### Set task
Without the pictures, repeat the listing character for character.

### Information shown
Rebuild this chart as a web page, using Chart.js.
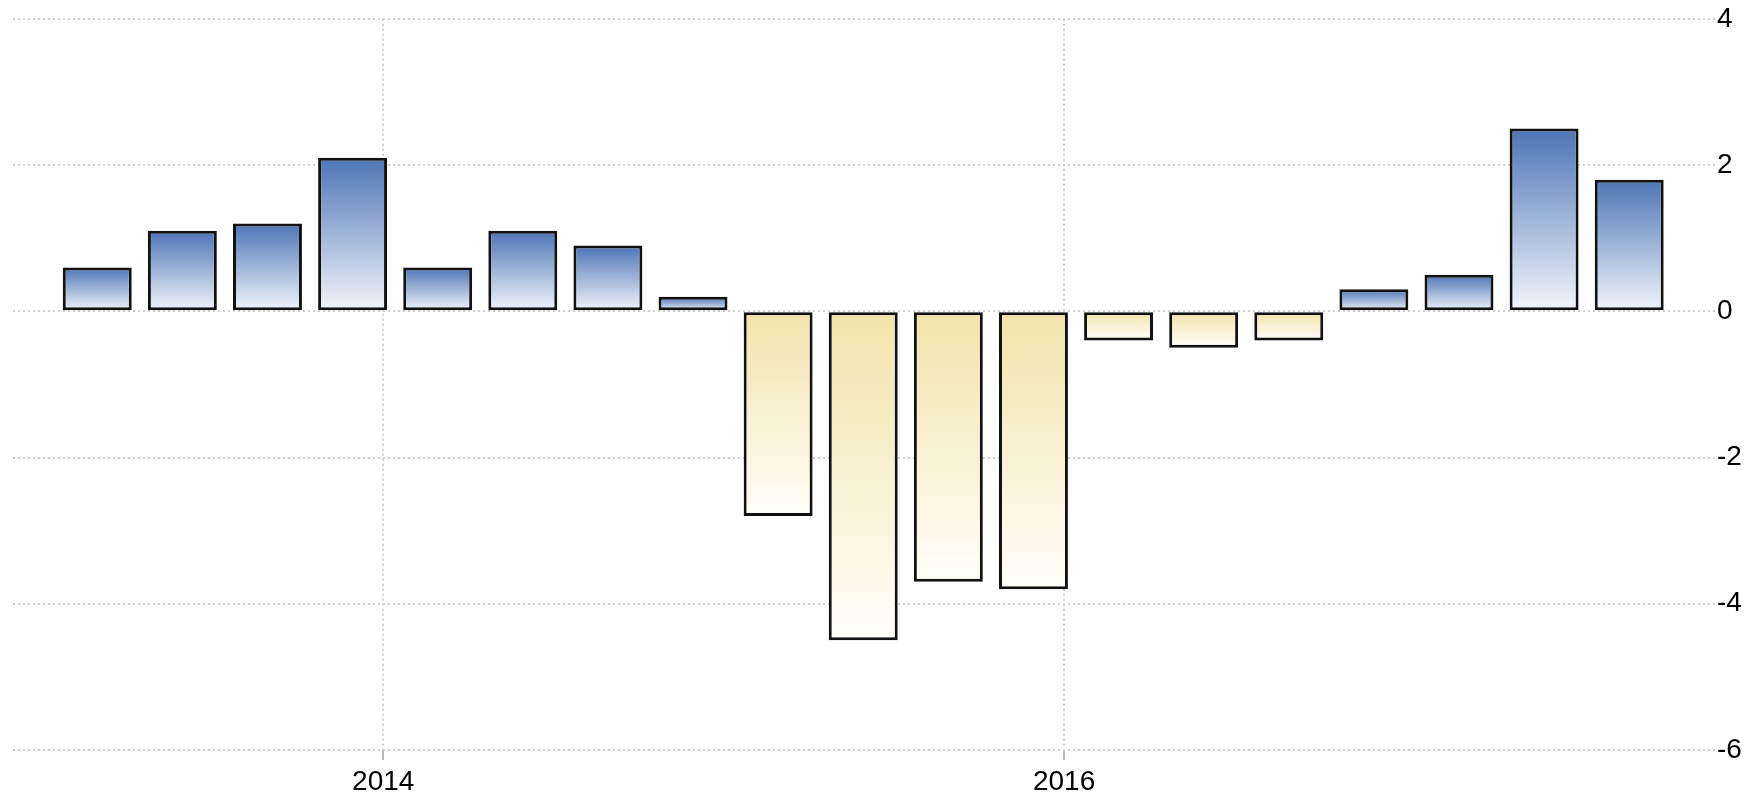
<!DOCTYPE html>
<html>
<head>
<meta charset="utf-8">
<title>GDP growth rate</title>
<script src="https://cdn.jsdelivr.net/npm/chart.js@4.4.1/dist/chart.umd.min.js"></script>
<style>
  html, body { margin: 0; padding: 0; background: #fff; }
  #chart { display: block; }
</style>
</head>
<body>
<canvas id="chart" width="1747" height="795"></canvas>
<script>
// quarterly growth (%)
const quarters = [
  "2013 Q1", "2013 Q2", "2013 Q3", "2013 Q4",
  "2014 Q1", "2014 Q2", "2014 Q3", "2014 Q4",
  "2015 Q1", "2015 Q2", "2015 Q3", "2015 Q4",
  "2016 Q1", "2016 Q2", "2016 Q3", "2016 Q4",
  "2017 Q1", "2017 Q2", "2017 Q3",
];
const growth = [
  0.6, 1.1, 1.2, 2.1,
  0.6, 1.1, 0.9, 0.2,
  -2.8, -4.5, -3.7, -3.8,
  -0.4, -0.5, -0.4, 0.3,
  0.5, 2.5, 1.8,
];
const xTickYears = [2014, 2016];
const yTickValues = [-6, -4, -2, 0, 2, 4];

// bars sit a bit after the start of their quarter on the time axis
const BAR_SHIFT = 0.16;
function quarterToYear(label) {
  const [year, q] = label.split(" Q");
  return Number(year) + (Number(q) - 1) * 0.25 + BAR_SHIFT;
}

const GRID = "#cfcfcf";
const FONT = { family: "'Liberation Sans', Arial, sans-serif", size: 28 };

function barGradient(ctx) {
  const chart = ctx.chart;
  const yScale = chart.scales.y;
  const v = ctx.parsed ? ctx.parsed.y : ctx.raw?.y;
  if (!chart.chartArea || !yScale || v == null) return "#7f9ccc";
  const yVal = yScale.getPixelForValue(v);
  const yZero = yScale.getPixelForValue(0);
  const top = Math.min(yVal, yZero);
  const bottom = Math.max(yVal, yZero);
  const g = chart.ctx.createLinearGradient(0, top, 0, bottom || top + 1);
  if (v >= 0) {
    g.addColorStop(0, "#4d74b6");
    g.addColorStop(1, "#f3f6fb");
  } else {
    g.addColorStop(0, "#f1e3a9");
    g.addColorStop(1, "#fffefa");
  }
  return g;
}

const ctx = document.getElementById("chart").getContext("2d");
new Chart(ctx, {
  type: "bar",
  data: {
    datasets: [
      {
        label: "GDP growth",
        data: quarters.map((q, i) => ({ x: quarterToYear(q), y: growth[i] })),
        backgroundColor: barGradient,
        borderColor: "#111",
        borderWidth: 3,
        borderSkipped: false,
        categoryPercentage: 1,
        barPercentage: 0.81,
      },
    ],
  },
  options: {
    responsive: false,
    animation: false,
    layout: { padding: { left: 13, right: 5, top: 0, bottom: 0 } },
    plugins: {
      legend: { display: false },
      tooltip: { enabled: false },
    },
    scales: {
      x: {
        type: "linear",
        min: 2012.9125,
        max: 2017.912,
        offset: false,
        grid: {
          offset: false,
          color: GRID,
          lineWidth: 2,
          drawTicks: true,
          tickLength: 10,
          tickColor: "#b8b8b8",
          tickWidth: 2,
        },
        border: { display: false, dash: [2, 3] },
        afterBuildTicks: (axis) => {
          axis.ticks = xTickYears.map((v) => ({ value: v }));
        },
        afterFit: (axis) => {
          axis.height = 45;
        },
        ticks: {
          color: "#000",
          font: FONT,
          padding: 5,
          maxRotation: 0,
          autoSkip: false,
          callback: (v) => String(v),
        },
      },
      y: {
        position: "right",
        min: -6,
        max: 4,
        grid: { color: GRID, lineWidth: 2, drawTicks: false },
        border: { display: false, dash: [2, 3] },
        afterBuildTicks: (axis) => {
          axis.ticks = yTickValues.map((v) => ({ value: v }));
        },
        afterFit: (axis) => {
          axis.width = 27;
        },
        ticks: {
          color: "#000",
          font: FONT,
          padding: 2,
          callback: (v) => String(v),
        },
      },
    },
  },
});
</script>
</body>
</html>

### Finished exercise
Rebuild this chart as a web page, using Chart.js.
<!DOCTYPE html>
<html>
<head>
<meta charset="utf-8">
<title>GDP growth rate</title>
<script src="https://cdn.jsdelivr.net/npm/chart.js@4.4.1/dist/chart.umd.min.js"></script>
<style>
  html, body { margin: 0; padding: 0; background: #fff; }
  #chart { display: block; }
</style>
</head>
<body>
<canvas id="chart" width="1747" height="795"></canvas>
<script>
// quarterly growth (%)
const quarters = [
  "2013 Q1", "2013 Q2", "2013 Q3", "2013 Q4",
  "2014 Q1", "2014 Q2", "2014 Q3", "2014 Q4",
  "2015 Q1", "2015 Q2", "2015 Q3", "2015 Q4",
  "2016 Q1", "2016 Q2", "2016 Q3", "2016 Q4",
  "2017 Q1", "2017 Q2", "2017 Q3",
];
const growth = [
  0.6, 1.1, 1.2, 2.1,
  0.6, 1.1, 0.9, 0.2,
  -2.8, -4.5, -3.7, -3.8,
  -0.4, -0.5, -0.4, 0.3,
  0.5, 2.5, 1.8,
];
const xTickYears = [2014, 2016];
const yTickValues = [-6, -4, -2, 0, 2, 4];

// bars sit a bit after the start of their quarter on the time axis
const BAR_SHIFT = 0.16;
function quarterToYear(label) {
  const [year, q] = label.split(" Q");
  return Number(year) + (Number(q) - 1) * 0.25 + BAR_SHIFT;
}

const GRID = "#cfcfcf";
const FONT = { family: "'Liberation Sans', Arial, sans-serif", size: 28 };

function barGradient(ctx) {
  const chart = ctx.chart;
  const yScale = chart.scales.y;
  const v = ctx.parsed ? ctx.parsed.y : ctx.raw?.y;
  if (!chart.chartArea || !yScale || v == null) return "#7f9ccc";
  const yVal = yScale.getPixelForValue(v);
  const yZero = yScale.getPixelForValue(0);
  const top = Math.min(yVal, yZero);
  const bottom = Math.max(yVal, yZero);
  const g = chart.ctx.createLinearGradient(0, top, 0, bottom || top + 1);
  if (v >= 0) {
    g.addColorStop(0, "#4d74b6");
    g.addColorStop(1, "#f3f6fb");
  } else {
    g.addColorStop(0, "#f1e3a9");
    g.addColorStop(1, "#fffefa");
  }
  return g;
}

const ctx = document.getElementById("chart").getContext("2d");
new Chart(ctx, {
  type: "bar",
  data: {
    datasets: [
      {
        label: "GDP growth",
        data: quarters.map((q, i) => ({ x: quarterToYear(q), y: growth[i] })),
        backgroundColor: barGradient,
        borderColor: "#111",
        borderWidth: 3,
        borderSkipped: false,
        categoryPercentage: 1,
        barPercentage: 0.81,
      },
    ],
  },
  options: {
    responsive: false,
    animation: false,
    layout: { padding: { left: 13, right: 5, top: 0, bottom: 0 } },
    plugins: {
      legend: { display: false },
      tooltip: { enabled: false },
    },
    scales: {
      x: {
        type: "linear",
        min: 2012.9125,
        max: 2017.912,
        offset: false,
        grid: {
          offset: false,
          color: GRID,
          lineWidth: 2,
          drawTicks: true,
          tickLength: 10,
          tickColor: "#b8b8b8",
          tickWidth: 2,
        },
        border: { display: false, dash: [2, 3] },
        afterBuildTicks: (axis) => {
          axis.ticks = xTickYears.map((v) => ({ value: v }));
        },
        afterFit: (axis) => {
          axis.height = 45;
        },
        ticks: {
          color: "#000",
          font: FONT,
          padding: 5,
          maxRotation: 0,
          autoSkip: false,
          callback: (v) => String(v),
        },
      },
      y: {
        position: "right",
        min: -6,
        max: 4,
        grid: { color: GRID, lineWidth: 2, drawTicks: false },
        border: { display: false, dash: [2, 3] },
        afterBuildTicks: (axis) => {
          axis.ticks = yTickValues.map((v) => ({ value: v }));
        },
        afterFit: (axis) => {
          axis.width = 27;
        },
        ticks: {
          color: "#000",
          font: FONT,
          padding: 2,
          callback: (v) => String(v),
        },
      },
    },
  },
});
</script>
</body>
</html>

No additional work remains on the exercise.